MacManus has made it to Pakistan after finally getting a flight out of Afghanistan on Thursday morning, RTÉ reports. 

“So this morning, yeah, we left at dawn,” MacManus said in a video shared by RTÉ journalist Laura Fletcher on Thursday. The Irish woman had been working in the education sector in Afghanistan for two years.

“Quite mixed emotions about leaving, obviously," she said. "I’m happy to be safe, but very heavy-hearted about what we’re leaving behind.

“For now, we’ve just got to rest for a day or two and then get back home soon and see everybody then.”

Aoife MacManus speaks to ⁦@RTÉnews⁩ from Islamabad about how she feels now that she has safely left Afghanistan. More on tonight’s 9 o’clock news pic.twitter.com/Gc42czirn0

— Laura Fletcher (@fletchl) August 19, 2021

The Co Meath native further told RTÉ's Irish-language program Nuacht that she got to the airport in Kabul on Wednesday night with help from the Taliban, who are escorting foreign nationals leaving Afghanistan.

Earlier in the week, photos and videos emerged of desperate Afghans swarming runways and clinging to the sides of planes at Kabul Airport hoping to escape.

“The difficulty at the moment is to get as far as the gate and we managed to do that and the American army came and they let us in,” MacManus said.

The Irish woman waited more than six hours on the plane before being able to depart at dawn due to a curfew imposed by the Taliban that extends to flights.

“I’m very grateful that I was able to do that. I stayed at the airport overnight waiting on the airplane and we left at dawn,” she added.

On Thursday, the Irish government was working on evacuating another 36 people who want to leave Afghanistan.

“The process is slow and fluid, in terms of circumstances changing all the time,” Ireland’s Minister for Foreign Affairs Simon Coveney said RTÉ’s Radio One on Thursday.

“The truth is that a lot of the complications around the perimeter of the airport isn’t necessarily caused directly by the Taliban. Of course the panic there is caused by the Taliban being in charge, but it is the desire of many thousands of Afghans who want to try to get on flights and are trying to force their way into the airport.

“With each day that passes, we get a slight change in numbers, but the good news is three have been successfully evacuated.”

Coveney previously confirmed that Ireland would be issuing 150 humanitarian visas to Afghans, though expected that number to change as the situation continues to develop.
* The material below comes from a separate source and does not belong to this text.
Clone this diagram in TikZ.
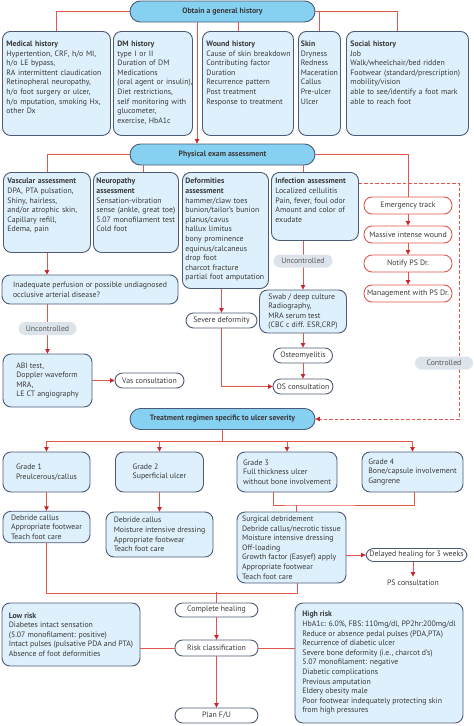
\documentclass[tikz,border=0pt]{standalone}
\usepackage{fontspec}
\setmainfont{PT Sans}
\usetikzlibrary{arrows.meta}

\definecolor{boxblue}{HTML}{DDF0FB}
\definecolor{headblue}{HTML}{86D0F2}
\definecolor{bordgray}{HTML}{4D5A75}
\definecolor{linkred}{HTML}{E2574C}
\definecolor{tipred}{HTML}{C9252C}
\definecolor{pillgray}{HTML}{DCE3EA}
\definecolor{pilltext}{HTML}{5A5A5A}
\definecolor{txt}{HTML}{3A3A3A}

% lines of a top-aligned box, never wrapped
\newcommand\boxlines[1]{\begin{tabular}[t]{@{}l@{}}#1\end{tabular}}

\tikzset{
  lnk/.style={draw=linkred, line width=0.8pt},
  arr/.style={lnk, -{Triangle[width=4.5pt,length=4.5pt,color=tipred]}},
  dsh/.style={arr, dash pattern=on 3.5pt off 2pt},
  headpill/.style={draw=bordgray, fill=headblue, line width=0.9pt, rounded corners=10.5pt,
    minimum width=185pt, minimum height=21pt, font=\fontsize{7.8}{9}\selectfont\bfseries},
  rowbox/.style n args={3}{draw=bordgray, fill=boxblue, line width=0.9pt, rounded corners=8pt,
    anchor=north west, inner xsep=4pt, inner ysep=3pt,
    text width=#1pt, text height=#2pt, text depth=#3pt},
  cbox/.style 2 args={draw=bordgray, fill=boxblue, line width=0.9pt, rounded corners=8pt,
    align=left, minimum width=#1pt, minimum height=#2pt},
  wpill/.style={draw=bordgray, fill=white, line width=0.9pt, rounded corners=7.5pt,
    minimum width=#1pt, minimum height=15pt, inner sep=1pt},
  rpill/.style={draw=linkred, fill=white, line width=0.9pt, rounded corners=8pt,
    minimum width=88pt, minimum height=17pt, inner sep=1pt},
  gpill/.style={fill=pillgray, text=pilltext, rounded corners=6.5pt,
    minimum width=#1pt, minimum height=13pt, inner sep=1pt},
}

\begin{document}
\begin{tikzpicture}[x=1pt, y=-1pt, font=\fontsize{7.8}{9.6}\selectfont, text=txt]
\useasboundingbox (0,0) rectangle (474,726);

% general history
\node[headpill] (hist) at (222.5,11.5) {Obtain a general history};
\node[rowbox={100}{12}{86}] (med) at (2,31) {\boxlines{\textbf{Medical history}\\Hypertention, CRF, h/o MI,\\h/o LE bypass,\\RA intermittent claudication\\Retinopheral neuropathy,\\h/o foot surgery or ulcer,\\h/o mputation, smoking Hx,\\other Dx}};
\node[rowbox={71}{12}{86}] (dm) at (113,31) {\boxlines{\textbf{DM history}\\type I or II\\Duration of DM\\Medications\\(oral agent or insulin),\\Diet restrictions,\\self monitoring with\\glucometer,\\exercise, HbA1c}};
\node[rowbox={83}{12}{86}] (wound) at (202,31) {\boxlines{\textbf{Wound history}\\Cause of skin breakdown\\Contributing factor\\Duration\\Recurrence pattern\\Post treatment\\Response to treatment}};
\node[rowbox={37}{12}{86}, inner xsep=2.5pt] (skin) at (298,31) {\boxlines{\textbf{Skin}\\Dryness\\Redness\\Maceration\\Callus\\Pre-ulcer\\Ulcer}};
\node[rowbox={114}{12}{86}] (social) at (346,31) {\boxlines{\textbf{Social history}\\Job\\Walk/wheelchair/bed ridden\\Footwear (standard/prescription)\\mobility/vision\\able to see/identify a foot mark\\able to reach foot}};

% physical exam
\node[headpill] (phys) at (222.5,154.5) {Physical exam assessment};
\node[rowbox={79}{8.5}{65.5}] (vasc) at (3,172) {\boxlines{\textbf{Vascular assessment}\\DPA, PTA pulsation,\\Shiny, hairless,\\and/or atrophic skin,\\Capillary refill,\\Edema, pain}};
\node[rowbox={79}{8.5}{65.5}, inner xsep=3pt] (neuro) at (93,172) {\boxlines{\textbf{Neuropathy}\\\textbf{assessment}\\Sensation-vibration\\sense (ankle, great toe)\\5.07 monofilament test\\Cold foot}};
\node[rowbox={80}{8.5}{101.5}, inner xsep=3pt] (deform) at (182,172) {\boxlines{\textbf{Deformities}\\\textbf{assessment}\\hammer/claw toes\\bunion/tailor's bunion\\planus/cavus\\hallux limitus\\bony prominence\\equinus/calcaneus\\drop foot\\charcot fracture\\partial foot amputation}};
\node[rowbox={79}{8.5}{53.5}] (infect) at (271,172) {\boxlines{\textbf{Infection assessment}\\Localized cellulitis\\Pain, fever, foul odor\\Amount and color of\\exudate}};

\node[cbox={176}{29}] (inad) at (90,289.5) {Inadequate perfusion or possible undiagnosed\\occlusive arterial disease?};
\node[cbox={89}{53}] (abi) at (47.5,380.5) {ABI test,\\Doppler waveform\\MRA,\\LE CT angiography};
\node[wpill=69] (vas) at (149.5,380.5) {Vas consultation};
\node[wpill=71] (severe) at (221.5,320.5) {Severe deformity};
\node[cbox={87}{43}] (swab) at (303,311.5) {Swab / deep culture\\Radiography,\\MRA serum test\\(CBC c diff. ESR,CRP)};
\node[wpill=59] (osteo) at (303,355.5) {Osteomyelitis};
\node[wpill=60] (oscons) at (303,386.5) {OS consultation};

% emergency track
\node[rpill] (emerg) at (408,205.5) {Emergency track};
\node[rpill] (massive) at (408,234.5) {Massive intense wound};
\node[rpill] (notify) at (408,263.5) {Notify PS Dr.};
\node[rpill] (mgmt) at (408,293.5) {Management with PS Dr.};

% treatment
\node[headpill] (treat) at (222.5,419) {Treatment regimen specific to ulcer severity};
\node[cbox={87}{40}] (g1) at (46.5,472) {Grade 1\\Preulcerous/callus};
\node[cbox={88}{40}] (g2) at (159.5,472) {Grade 2\\Superficial ulcer};
\node[cbox={100}{40}] (g3) at (287,472) {Grade 3\\Full thickness ulcer\\without bone involvement};
\node[cbox={101}{40}] (g4) at (412.5,472) {Grade 4\\Bone/capsule involvement\\Gangrene};
\node[cbox={87}{30}] (d1) at (46.5,527) {Debride callus\\Appropriate footwear\\Teach foot care};
\node[cbox={107}{45}] (d2) at (159.5,534.5) {Debride callus\\Moisture intensive dressing\\Appropriate footwear\\Teach foot care};
\node[cbox={109}{71}] (d3) at (291.5,547.5) {Surgical debridement\\Debride callus/necrotic tissue\\Moisture intensive dressing\\Off-loading\\Growth factor (Easyef) apply\\Appropriate footwear\\Teach foot care};
\node[wpill=101, minimum height=13pt] (delay) at (416.5,555) {Delayed healing for 3 weeks};
\node (pscons) at (413,583) {PS consultation};

% healing and risk
\node[wpill=83, minimum height=14pt] (heal) at (216.5,610) {Complete healing};
\node[wpill=83, minimum height=16pt] (risk) at (216.5,648) {Risk classification};
\node[wpill=83] (plan) at (216.5,715.5) {Plan F/U};
\node[cbox={138}{63}] (low) at (71,634.5) {\textbf{Low risk}\\Diabetes intact sensation\\(5.07 monofilament: positive)\\Intact pulses (pulsative PDA and PTA)\\Absence of foot deformities};
\node[cbox={168}{120}] (high) at (379,663) {\textbf{High risk}\\HbA1c: 6.0\%, FBS: 110mg/dl, PP2hr:200mg/dl\\Reduce or absence pedal pulses (PDA,PTA)\\Recurrence of diabetic ulcer\\Severe bone deformity (i.e., charcot d's)\\5.07 monofilament: negative\\Diabetic complications\\Previous amputation\\Eldery obesity male\\Poor footwear indequately protecting skin\\from high pressures};

% connectors: history
\draw[lnk] (hist.west) -| (med.north);
\draw[lnk] ([xshift=-10pt]wound.north) -- ([xshift=-10pt]wound.north |- hist.south);
\draw[lnk] (hist.east) -| ([xshift=-10pt]social.north);
\draw[lnk] (hist.east -| skin.north) -- (skin.north);
\draw[arr] ([xshift=-25.5pt]hist.south) -- ([xshift=-25.5pt]phys.north);

% connectors: physical exam
\draw[lnk] (phys.west) -| (vasc.north);
\draw[lnk] ([xshift=7.5pt]neuro.north) -- ([xshift=7.5pt]neuro.north |- phys.south);
\draw[lnk] (swab.north |- infect.north) -- (swab.north |- phys.south);
\draw[lnk] (phys.east) -| (emerg.north);
\draw[arr] (vasc.south) -- (vasc.south |- inad.north);
\draw[arr] (abi.north |- inad.south) -- (abi.north);
\draw[arr] (abi.east) -- (vas.west);
\draw[arr] (severe.north |- deform.south) -- (severe.north);
\draw[arr] (severe.south) |- (oscons.west);
\draw[arr] (swab.north |- infect.south) -- (swab.north);
\draw[arr] (swab.south) -- (osteo.north);
\draw[arr] (osteo.south) -- (oscons.north);
\draw[arr] (emerg.south) -- (massive.north);
\draw[arr] (massive.south) -- (notify.north);
\draw[arr] (notify.south) -- (mgmt.north);
\draw[dsh] ([yshift=-11pt]infect.north east) -- ++(100,0) |- (treat.east);

% connectors: treatment
\coordinate (tbar) at (222.5,441);
\draw[lnk] (treat.south) -- (tbar);
\draw[arr] (tbar) -| (g1.north);
\draw[arr] (tbar) -| (g4.north);
\draw[arr] (g2.north |- tbar) -- (g2.north);
\draw[arr] (g3.north |- tbar) -- (g3.north);
\draw[arr] (g1.south) -- (d1.north);
\draw[arr] (g2.south) -- (d2.north);
\coordinate (join) at (296,505);
\draw[lnk] ([xshift=-14pt]g3.south) |- (join) -| ([xshift=1.5pt]g4.south);
\draw[lnk] (join) -- (join |- d3.north);
\draw[arr] (d3.east |- delay.west) -- (delay.west);
\draw[arr] (pscons.north |- delay.south) -- (pscons.north);
\draw[lnk] (d1.south) -- ++(0,50) -| ([xshift=5.5pt]d3.south);
\draw[lnk] (heal.north) -- ++(0,-11);
\draw[arr] (heal.south) -- (risk.north);
\draw[arr] (risk.south) -- (plan.north);
\draw[lnk] (risk.west) -- (low.east |- risk.west);
\draw[lnk] (risk.east) -- (high.west |- risk.east);

% labels on the lines
\node[gpill=58] (unc1) at (47.5,328.5) {Uncontrolled};
\node[gpill=59] (unc2) at (303,261) {Uncontrolled};
\node[gpill=58] (ctrl) at (444,363) {Controlled};
\end{tikzpicture}
\end{document}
Irish Aid has also announced €1 million in humanitarian funding to Afghanistan as part of a global appeal issued by the UN High Commission for Refugees (UNHCR).

MacManus has been in touch with her family at home in Ireland who eagerly await her return. 

"We have spoken to her this morning and she is also happy, safe, relieved, and very emotional," her father Ray MacManus told The Irish Examiner. "I think she is catching up on some much-needed sleep now.

He said: "No planes were allowed to leave Afghanistan before dawn so as soon as the sun came up this morning, she left Kabul on the one-hour flight to Pakistan.

"We don't know when she will get back home to Ireland but we are just so happy she is now out of the country."

Ray said he and his family got "little if any sleep" the night before, but that with Aoife out of Afghanistan, "it feels now like a huge weight has been lifted from us."

The family has a "huge sense of gratitude" who offered their support and hope in recent days, and noted that their thoughts are with "those other poor people who haven't been so lucky yet and who are still trying to get out of Kabul."

Earlier this week, Aoife said she was looking forward to a pint of Guinness upon her return to Ireland, which is now closer than ever.